▸ Stated exercise:
Reply with the count of lines holding "this", nothing more.

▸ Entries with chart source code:
==============================

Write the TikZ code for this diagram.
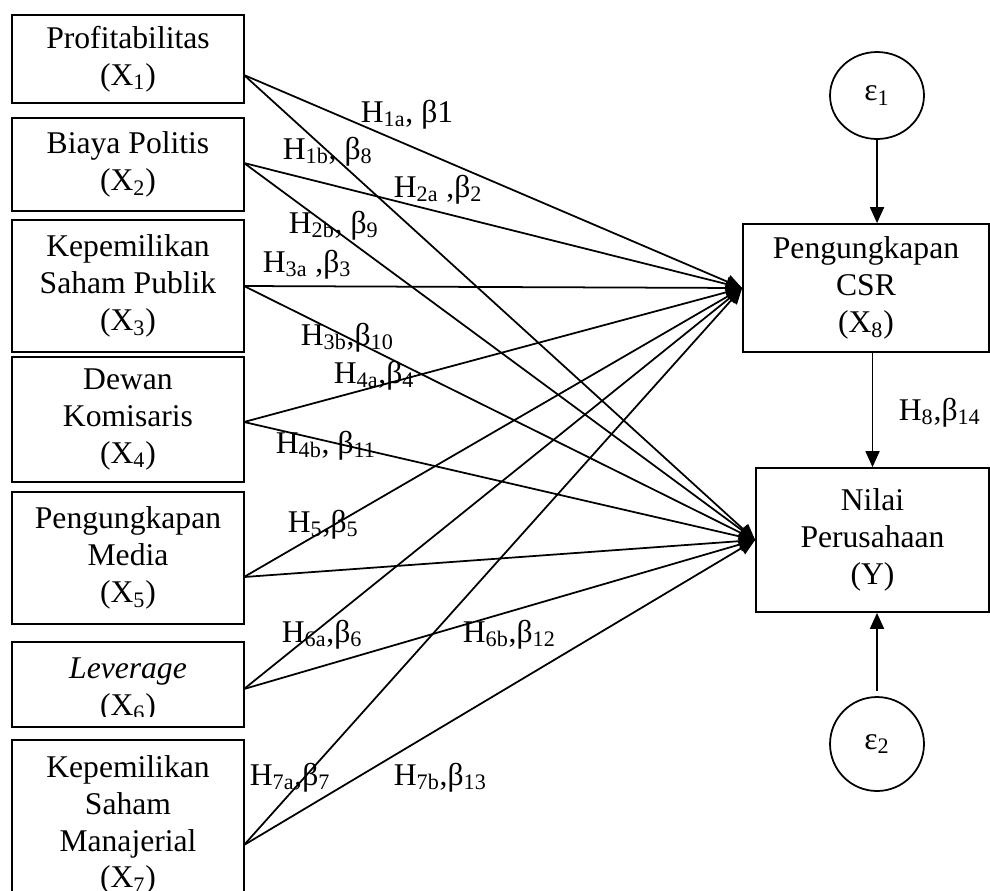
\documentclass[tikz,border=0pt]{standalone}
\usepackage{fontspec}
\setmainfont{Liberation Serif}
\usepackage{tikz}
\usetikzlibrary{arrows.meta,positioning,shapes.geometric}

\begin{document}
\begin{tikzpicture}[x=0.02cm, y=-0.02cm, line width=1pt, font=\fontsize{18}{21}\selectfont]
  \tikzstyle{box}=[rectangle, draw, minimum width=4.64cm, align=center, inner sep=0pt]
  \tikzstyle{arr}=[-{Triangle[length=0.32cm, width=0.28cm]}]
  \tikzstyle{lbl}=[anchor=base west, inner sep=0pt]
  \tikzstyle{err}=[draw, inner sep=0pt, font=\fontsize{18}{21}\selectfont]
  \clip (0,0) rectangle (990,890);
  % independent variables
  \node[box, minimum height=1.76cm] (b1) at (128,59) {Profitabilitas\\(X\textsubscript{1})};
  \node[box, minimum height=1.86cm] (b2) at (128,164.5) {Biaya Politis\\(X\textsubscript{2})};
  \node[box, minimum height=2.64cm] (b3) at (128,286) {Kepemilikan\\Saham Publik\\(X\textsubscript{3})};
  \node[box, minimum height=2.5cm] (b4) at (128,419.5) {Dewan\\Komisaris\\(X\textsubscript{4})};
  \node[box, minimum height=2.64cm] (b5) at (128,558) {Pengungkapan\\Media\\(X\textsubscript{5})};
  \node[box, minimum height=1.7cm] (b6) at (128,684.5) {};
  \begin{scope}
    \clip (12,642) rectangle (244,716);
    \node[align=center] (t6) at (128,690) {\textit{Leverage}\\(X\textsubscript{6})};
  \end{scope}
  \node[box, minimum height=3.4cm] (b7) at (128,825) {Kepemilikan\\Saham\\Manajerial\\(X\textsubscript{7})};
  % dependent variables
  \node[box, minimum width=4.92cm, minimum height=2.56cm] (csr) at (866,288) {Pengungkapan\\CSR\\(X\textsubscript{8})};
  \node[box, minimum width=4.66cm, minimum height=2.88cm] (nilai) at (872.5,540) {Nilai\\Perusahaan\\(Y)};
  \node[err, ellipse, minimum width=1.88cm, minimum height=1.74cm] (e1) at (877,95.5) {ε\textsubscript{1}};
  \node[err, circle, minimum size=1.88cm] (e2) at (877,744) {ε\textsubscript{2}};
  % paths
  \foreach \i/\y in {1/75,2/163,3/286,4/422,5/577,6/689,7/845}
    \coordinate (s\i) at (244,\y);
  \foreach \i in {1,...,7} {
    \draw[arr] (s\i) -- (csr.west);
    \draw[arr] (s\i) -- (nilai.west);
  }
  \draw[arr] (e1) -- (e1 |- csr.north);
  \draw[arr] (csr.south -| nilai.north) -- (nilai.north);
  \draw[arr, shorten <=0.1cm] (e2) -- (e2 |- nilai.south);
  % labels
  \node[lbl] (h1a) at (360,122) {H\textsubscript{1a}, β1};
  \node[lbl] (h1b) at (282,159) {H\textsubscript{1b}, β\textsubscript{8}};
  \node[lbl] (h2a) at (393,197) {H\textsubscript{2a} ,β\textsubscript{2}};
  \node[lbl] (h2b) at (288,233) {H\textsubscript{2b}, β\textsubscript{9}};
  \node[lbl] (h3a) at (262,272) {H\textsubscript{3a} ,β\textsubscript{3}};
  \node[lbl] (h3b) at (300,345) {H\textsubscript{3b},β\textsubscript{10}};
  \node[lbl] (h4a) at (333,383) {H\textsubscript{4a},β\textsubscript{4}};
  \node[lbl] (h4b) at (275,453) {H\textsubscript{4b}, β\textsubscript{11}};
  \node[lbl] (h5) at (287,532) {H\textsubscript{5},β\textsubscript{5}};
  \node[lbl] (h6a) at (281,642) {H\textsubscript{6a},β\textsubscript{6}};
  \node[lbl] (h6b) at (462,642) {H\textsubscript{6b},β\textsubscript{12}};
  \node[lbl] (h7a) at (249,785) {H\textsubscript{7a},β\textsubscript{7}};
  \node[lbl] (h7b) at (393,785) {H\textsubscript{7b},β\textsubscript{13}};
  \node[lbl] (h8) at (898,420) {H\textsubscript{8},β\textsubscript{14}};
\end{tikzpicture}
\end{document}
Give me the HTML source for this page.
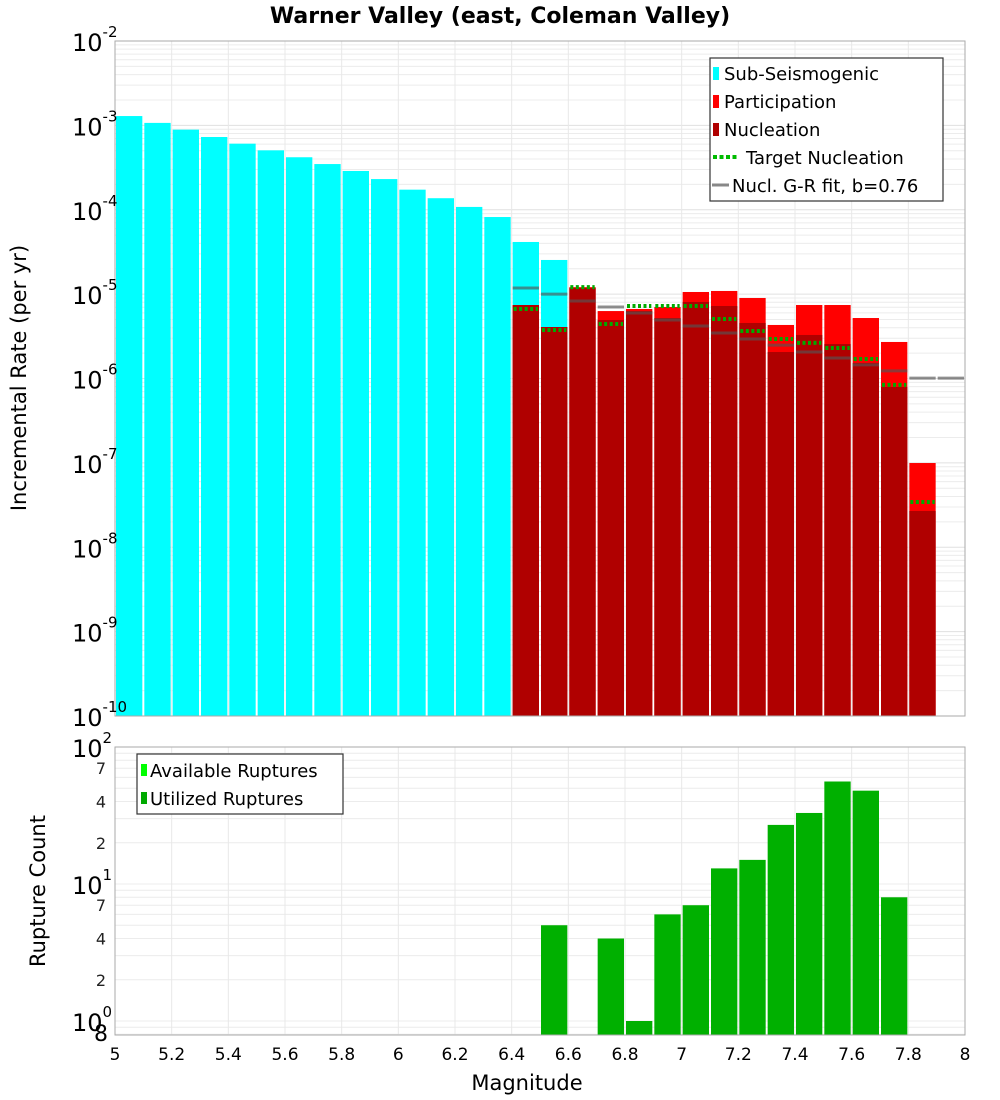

==============================

▸ Solution to the exercise:
2